The influence of this new conception upon the art of Michael Angelo is equally noticeable in the “[Pieta],” a rather earlier sculpture, and the first work of our artist’s maturity.
The Virgin Mother is seated upon the stone on which the cross had been erected. The dead Christ lies before her. The scene corresponds with nothing in the biblical account. It illustrates no single verse. But it does more. It breathes the very spirit of the Christian narrative, for it interprets its inner meaning in its most vital and useful sense. We can see at once that Angelo would have been false to his art had he been more faithful to the current conception of Christian truth. He was no preacher. He was not expounding a faith. What he took from the Bible story was the divine grief of a mother for an all-perfect son. His task was to translate that without the loss of one iota of physical or moral beauty. Condivi tells us that there were many who complained that the mother was too young when compared with her son, and that he himself laid the matter before Michael Angelo for explanation. The sculptor’s answer is an example of what a perfect humanist—and that is very near to saying a perfect man—would have said. It is so characteristic of the sculptor that no apology for quoting it at length is necessary. “One day,” says Condivi, “I was talking to Michael Angelo of this objection.”
MICHAEL ANGELO
MOSES
(TOMB OF JULIUS II.)
“Do you not know,” he said, “that chaste women retain their fresh looks much longer than those who are not chaste? How much more, therefore, a virgin in whom not even the least unchaste desire ever arose? And I tell you, moreover, that such freshness and flower of youth besides being maintained in her by natural causes, it may possibly be that it was ordained by the Divine Power to prove to the world the virginity and perpetual purity of the Mother. It was not necessary in the Son; but rather the contrary; wishing to show that the Son of God took upon himself a true human body, subject to all the ills of man, excepting only sin; he did not allow the divine in him to hold back the human, but let it run its course and obey its laws, as was proved in his appointed time. Do not wonder then, that I have for all these reasons, made the most Holy Virgin, Mother of God, a great deal younger in comparison with her Son than she is usually represented. To the Son I have allotted his full age.”
The “[Pieta]” and the “[David]” are the typical works of Angelo’s first period—that in which the influences of humanism were paramount. But it is in the sculptures of his second period that we can detect the workings of the deep philosophical poetry which inspired the most characteristic of his works—the tomb of Julius II. and the monuments in the Medici chapel at Florence.
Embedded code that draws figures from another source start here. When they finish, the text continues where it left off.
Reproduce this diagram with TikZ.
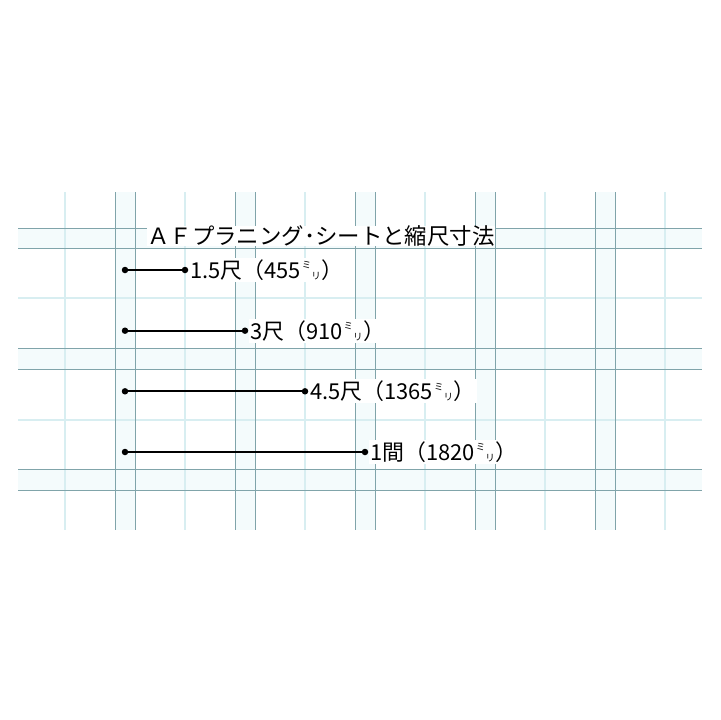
\documentclass[tikz,border=0pt]{standalone}
\usepackage{fontspec}
\newfontfamily\jp{Noto Sans CJK JP}
\definecolor{gridteal}{RGB}{128,164,170}
\definecolor{gridcyan}{RGB}{216,238,241}
\definecolor{bandcyan}{RGB}{244,251,252}
\newcommand{\miri}{\kern1bp{\fontsize{9.5}{9.5}\selectfont\raisebox{9.5bp}[0pt][0pt]{ミ}\raisebox{-1bp}[0pt][0pt]{リ}}\kern1bp}
\begin{document}
\begin{tikzpicture}[x=1bp,y=-1bp,
    pairline/.style={draw=gridteal,line width=0.9bp},
    faintline/.style={draw=gridcyan,line width=1.3bp},
    dot/.style={circle,fill=black,inner sep=0pt,minimum size=6.5bp},
    scaleline/.style={line width=2.3bp},
    scalelabel/.style={anchor=west,fill=white,inner sep=1.5bp,font=\jp\fontsize{22}{22}\selectfont}]
  \useasboundingbox (0,0) rectangle (720,720);
  % grid sheet
  \foreach \x in {115,235,355,475,595} \fill[bandcyan] (\x,192) rectangle (\x+20,530);
  \foreach \y/\yy in {228/248,348/369,469/490} \fill[bandcyan] (18,\y) rectangle (702,\yy);
  \foreach \x in {65,185,...,665} \draw[faintline] (\x,192) -- (\x,530);
  \foreach \y in {298,420} \draw[faintline] (18,\y) -- (702,\y);
  \foreach \x in {115,235,355,475,595} {
    \draw[pairline] (\x,192) -- (\x,530);
    \draw[pairline] (\x+20,192) -- (\x+20,530);
  }
  \foreach \y in {228,248,348,369,469,490} \draw[pairline] (18,\y) -- (702,\y);
  % title
  \node[scalelabel,inner sep=0pt,font=\jp\fontsize{22.5}{22.5}\selectfont] (title) at (147,236) {ＡＦプラニング･シートと縮尺寸法};
  % scale bars
  \node[dot] (s1) at (125,270) {};
  \node[dot] (e1) at (185,270) {};
  \draw[scaleline] (s1) -- (e1);
  \node[scalelabel] (l1) at (e1.east) {1.5尺（455\miri）};
  \node[dot] (s2) at (125,330.7) {};
  \node[dot] (e2) at (245,330.7) {};
  \draw[scaleline] (s2) -- (e2);
  \node[scalelabel] (l2) at (e2.east) {3尺（910\miri）};
  \node[dot] (s3) at (125,391.3) {};
  \node[dot] (e3) at (305,391.3) {};
  \draw[scaleline] (s3) -- (e3);
  \node[scalelabel] (l3) at (e3.east) {4.5尺（1365\miri）};
  \node[dot] (s4) at (125,452) {};
  \node[dot] (e4) at (365,452) {};
  \draw[scaleline] (s4) -- (e4);
  \node[scalelabel] (l4) at (e4.east) {1間（1820\miri）};
\end{tikzpicture}
\end{document}
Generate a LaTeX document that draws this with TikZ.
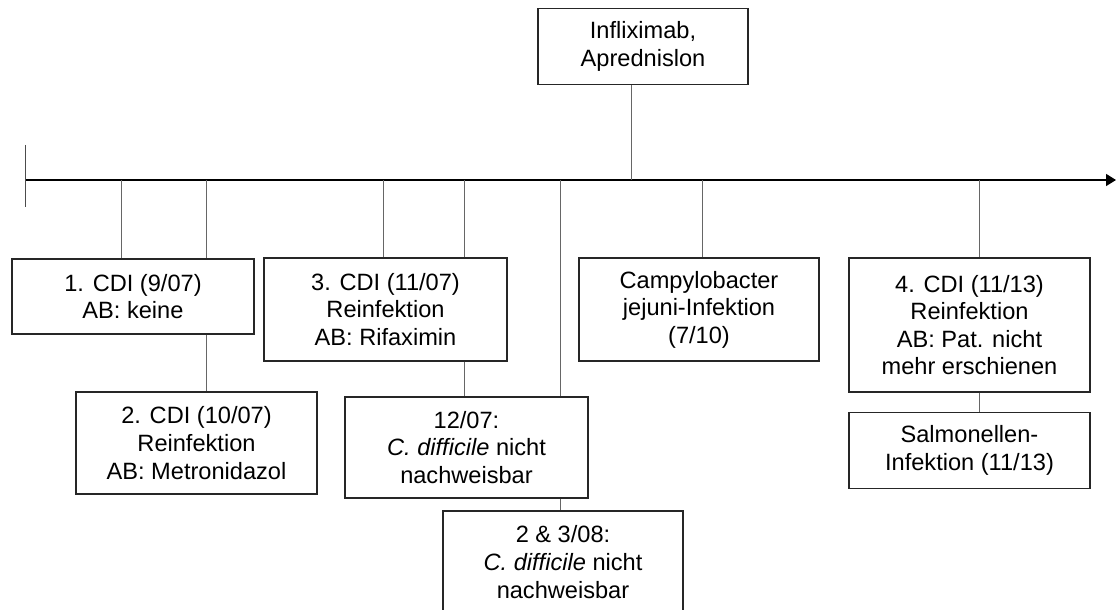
\documentclass[tikz,border=0pt]{standalone}
\usepackage{fontspec}
\setmainfont{Liberation Sans}
\usetikzlibrary{arrows.meta,positioning}

\begin{document}
\begin{tikzpicture}[
        x=0.5pt, y=-0.5pt,
        every node/.style={font=\fontsize{11.8}{13.8}\selectfont, text=black},
        event/.style={rectangle, draw=black!85, line width=0.55pt, align=center, minimum width=120.5pt, inner sep=0pt, fill=white},
        line/.style={draw, black!60, line width=0.5pt},
        axis/.style={draw, black, line width=0.8pt, -{Triangle[length=5pt, width=6pt]}}
    ]
        \useasboundingbox (0,0) rectangle (1116,610);

        % time axis
        \coordinate (start) at (25,180);
        \coordinate (end) at (1116,180);
        \path [axis] (start) -- (end);
        \path [line, black!70] ([yshift=17.5pt]start) -- ([yshift=-13.5pt]start);

        % events
        \node [event, minimum width=105pt, minimum height=38pt] (drug) at (643,46.5) {Infliximab,\\Aprednislon};
        \node [event, minimum width=121pt, minimum height=37.5pt] (cdi1) at (133,296.5) {1. CDI (9/07)\\AB: keine};
        \node [event, minimum height=51pt] (cdi2) at (196.5,443) {2. CDI (10/07)\\Reinfektion\\AB: Metronidazol};
        \node [event, minimum width=121.5pt, minimum height=51.5pt] (cdi3) at (385.5,309.5) {3. CDI (11/07)\\Reinfektion\\AB: Rifaximin};
        \node [event, minimum width=121.5pt, minimum height=50.5pt] (neg1) at (466.5,447.5) {12/07:\\\textit{C. difficile} nicht\\nachweisbar};
        \node [event, minimum width=120pt, minimum height=51pt] (neg2) at (563,562) {2 \& 3/08:\\\textit{C. difficile} nicht\\nachweisbar};
        \node [event, minimum width=120pt, minimum height=51.5pt] (campy) at (699,309.5) {Campylobacter\\jejuni-Infektion\\(7/10)};
        \node [event, minimum height=67pt] (cdi4) at (969.5,325) {4. CDI (11/13)\\Reinfektion\\AB: Pat. nicht\\mehr erschienen};
        \node [event, minimum height=38pt, below=9.5pt of cdi4] (salm) {Salmonellen-\\Infektion (11/13)};

        % links to the axis
        \coordinate (t0) at (631,180);
        \path [line] (drug.south -| t0) -- (t0);
        \foreach \x/\b [count=\i] in {121/cdi1, 206/cdi1, 383/cdi3, 464/cdi3, 560/neg1, 702/campy, 979/cdi4} {
            \coordinate (t\i) at (\x,180);
            \path [line] (t\i) -- (t\i |- \b.north);
        }

        % follow-ups
        \path [line] (cdi1.south -| t2) -- (t2 |- cdi2.north);
        \path [line] (cdi3.south -| t4) -- (t4 |- neg1.north);
        \path [line] (neg1.south -| t5) -- (t5 |- neg2.north);
        \path [line] (cdi4.south -| t7) -- (t7 |- salm.north);
    \end{tikzpicture}
\end{document}
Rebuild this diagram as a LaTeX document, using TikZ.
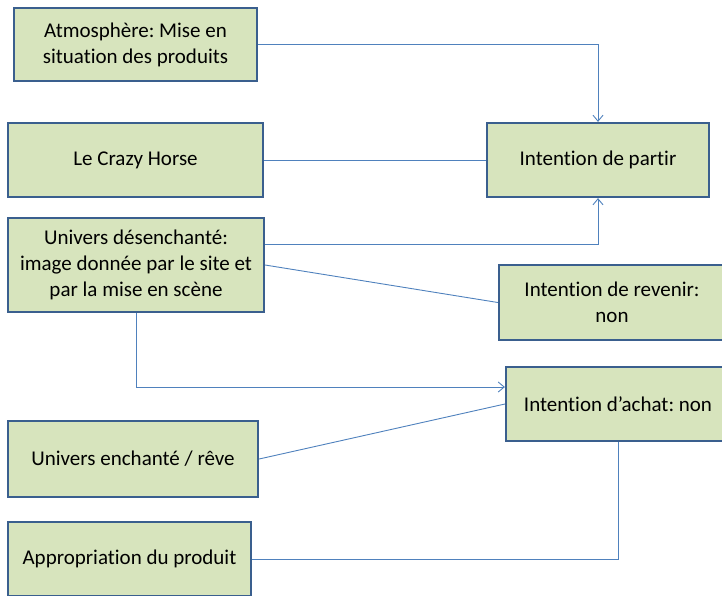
\documentclass[tikz,border=0pt]{standalone}
\usepackage{fontspec}
\setmainfont{Carlito}[Ligatures=NoCommon]
\usepackage{tikz}
\usepackage{xcolor}
\usetikzlibrary{arrows.meta,calc,positioning}
\definecolor{boxfill}{HTML}{D7E4BD}
\definecolor{boxline}{HTML}{3A5F8E}
\definecolor{linkline}{HTML}{4F81BD}
\frenchspacing
\tikzset{%
	block/.style = {draw=boxline, fill=boxfill, line width=2.2pt, rectangle, minimum height=74pt, text centered, align=center, font=\fontsize{21}{26}\selectfont}, % Box
	link/.style  = {draw=linkline, line width=0.9pt}, % Connector
}

\begin{document}
\begin{tikzpicture}[x=1pt,y=-1pt,>={Straight Barb[length=6pt,width=10pt]}]
	\clip (0,0) rectangle (722,595);
	\node [block, minimum width=243pt, minimum height=73pt] (atmo) at (135.5,44.5) {Atmosphère: Mise en\\situation des produits};
	\node [block, minimum width=255pt] (crazy) at (135.5,160) {Le Crazy Horse};
	\node [block, minimum width=222pt] (partir) at (598,160) {Intention de partir};
	\node [block, minimum width=256pt, minimum height=94pt] (desench) at (136,265) {Univers désenchanté:\\image donnée par le site et\\par la mise en scène};
	\node [block, minimum width=226pt, minimum height=75pt] (revenir) at (612,302.5) {Intention de revenir:\\non};
	\node [block, minimum width=224pt] (achat) at (618,404) {Intention d’achat: non};
	\node [block, minimum width=250pt, minimum height=76pt] (enchant) at (133,459) {Univers enchanté / rêve};
	\node [block, minimum width=243pt] (approp) at (129.5,559) {Appropriation du produit};

	\draw[link,->] (atmo.east) -| (partir.north);
	\draw[link] (crazy.east) -- (partir.west);
	\draw[link,->] ([yshift=21pt]desench.east) -| (partir.south);
	\draw[link] (desench.east) -- (revenir.west);
	\draw[link,->] (desench.south) |- ([yshift=17pt]achat.west);
	\draw[link] (enchant.east) -- (achat.west);
	\draw[link] (approp.east) -| (achat.south);
\end{tikzpicture}
\end{document}
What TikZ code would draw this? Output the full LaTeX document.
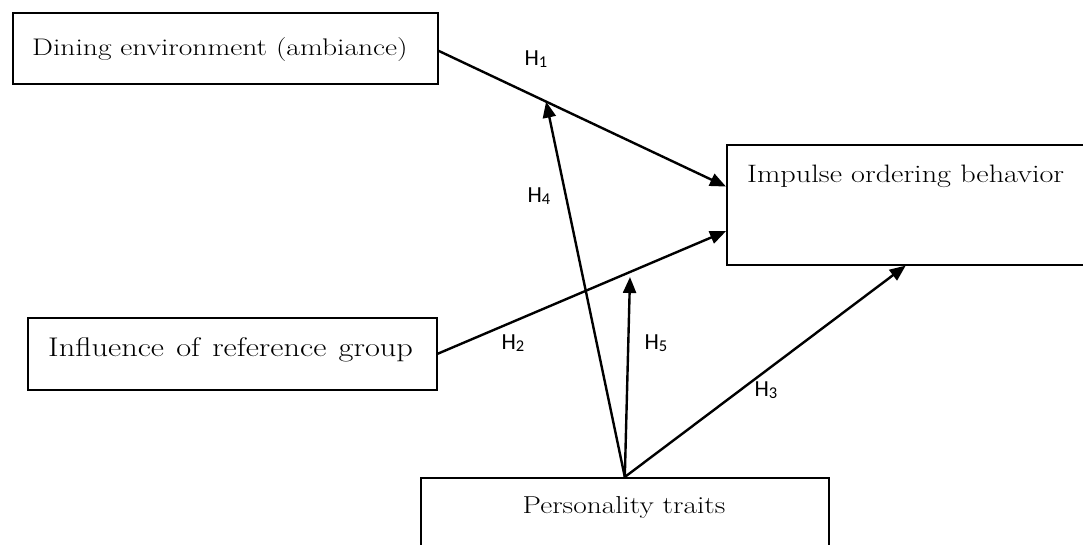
\documentclass[tikz,border=0pt]{standalone}
\usepackage{fontspec}
\newfontfamily\hfont{Carlito}
\usetikzlibrary{arrows.meta,calc}
\newcommand{\stx}[2][1.2]{\scalebox{#1}[1]{#2}}
\newcommand{\hlab}[1]{\hfont\fontsize{23}{25}\selectfont H\raisebox{-2.4pt}{\fontsize{16.5}{17}\selectfont #1}}
\begin{document}
\begin{tikzpicture}[x=1pt,y=-1pt,
  box/.style={draw, line width=1.6pt, inner sep=0pt, anchor=north west},
  txt/.style={inner sep=0pt, text=black, font=\fontsize{24}{28}\selectfont},
  hl/.style={inner sep=0pt, text=black},
  arr/.style={line width=2.4pt, -{Triangle[length=16pt,width=13pt]}}]
\useasboundingbox (0,0) rectangle (1083,545);
% boxes
\node[box, minimum width=425pt, minimum height=71pt] (dine) at (12,12) {};
\node[box, minimum width=409pt, minimum height=72pt] (infl) at (27,317) {};
\node[box, minimum width=400pt, minimum height=120pt] (imp) at (726,144) {};
\node[box, minimum width=408pt, minimum height=120pt] (pers) at (420,477) {};
% texts
\node[txt, anchor=west] (dinet) at (32,50) {\stx[1.23]{Dining environment (ambiance)}};
\node[txt, anchor=west, font=\fontsize{27}{31}\selectfont] (inflt) at (48,350) {\stx{\makebox[304pt][s]{Influence of reference group}}};
\node[txt, anchor=west, font=\fontsize{25.2}{30}\selectfont] (impt) at (747,176) {\stx{Impulse ordering behavior}};
\node[txt, anchor=center, font=\fontsize{24.5}{28}\selectfont] (perst) at (624,507) {\stx{Personality traits}};
% connectors
\coordinate (dineout) at ($(dine.north east)!0.535!(dine.south east)$);
\coordinate (imp1) at ($(imp.north west)!0.35!(imp.south west)$);
\coordinate (imp2) at ($(imp.north west)!0.717!(imp.south west)$);
\coordinate (imp3) at ($(imp.south west)!0.4475!(imp.south east)$);
\coordinate (h5tip) at (630,277);
\draw[arr] (dineout) -- coordinate[pos=0.374] (h1mid) (imp1);
\draw[arr] (infl.east) -- (imp2);
\draw[arr] (pers.north) -- (imp3);
\draw[arr] (pers.north) -- (h1mid);
\draw[arr] (pers.north) -- (h5tip);
% labels
\node[hl] (l1) at (536,59) {\hlab{1}};
\node[hl] (l2) at (513,343) {\hlab{2}};
\node[hl] (l3) at (766,390) {\hlab{3}};
\node[hl] (l4) at (539,196) {\hlab{4}};
\node[hl] (l5) at (656,343) {\hlab{5}};
\end{tikzpicture}
\end{document}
Neither was ever finished. The Medici monuments are the more complete, for the majesty of the sculptor’s first conception for the tomb of Julius II. can now be only guessed from a few rough sketches, half a dozen measurements and the well-known “[Moses].” Yet it occupies a unique place in the history of Italian art as the foremost work by an Italian sculptor which arose directly out of the ambition of the Church to make the Pope’s temporal authority equal his spiritual.
The principle of utilizing the painter, the sculptor, and the architect for this purpose had been enunciated fifty years earlier. Recognizing that the earlier aim, which had sought to enforce a spiritual despotism by making the belief in a God-inspired pontiff universal, had failed, Nicholas V. determined to try the effect of making the Pope into a king. His court was to be the centre of European culture. With the aid of the vast wealth poured into the papal coffers during the Jubilee of 1450, Nicholas began by making the Vatican quarter of Rome a veritable stronghold for the sovereign pontiff. His full ambition was disclosed when his will was read to the princes of the church assembled round his deathbed. In this Nicholas V. showed that the Popes could be secured from internal revolution and external force by one thing only. That was by making the seat of the papacy so splendid in the eyes of Christendom that it would possess the sanctity that had attached to Imperial Rome itself. It was this great aim that Michael Angelo spent the best years of his life in forwarding. The personal ambition of each Pope interfered with the free progress of the great ideal, but it furnished a strong motive for many years, and actuated both of Angelo’s great patrons, Julius II. and Leo X.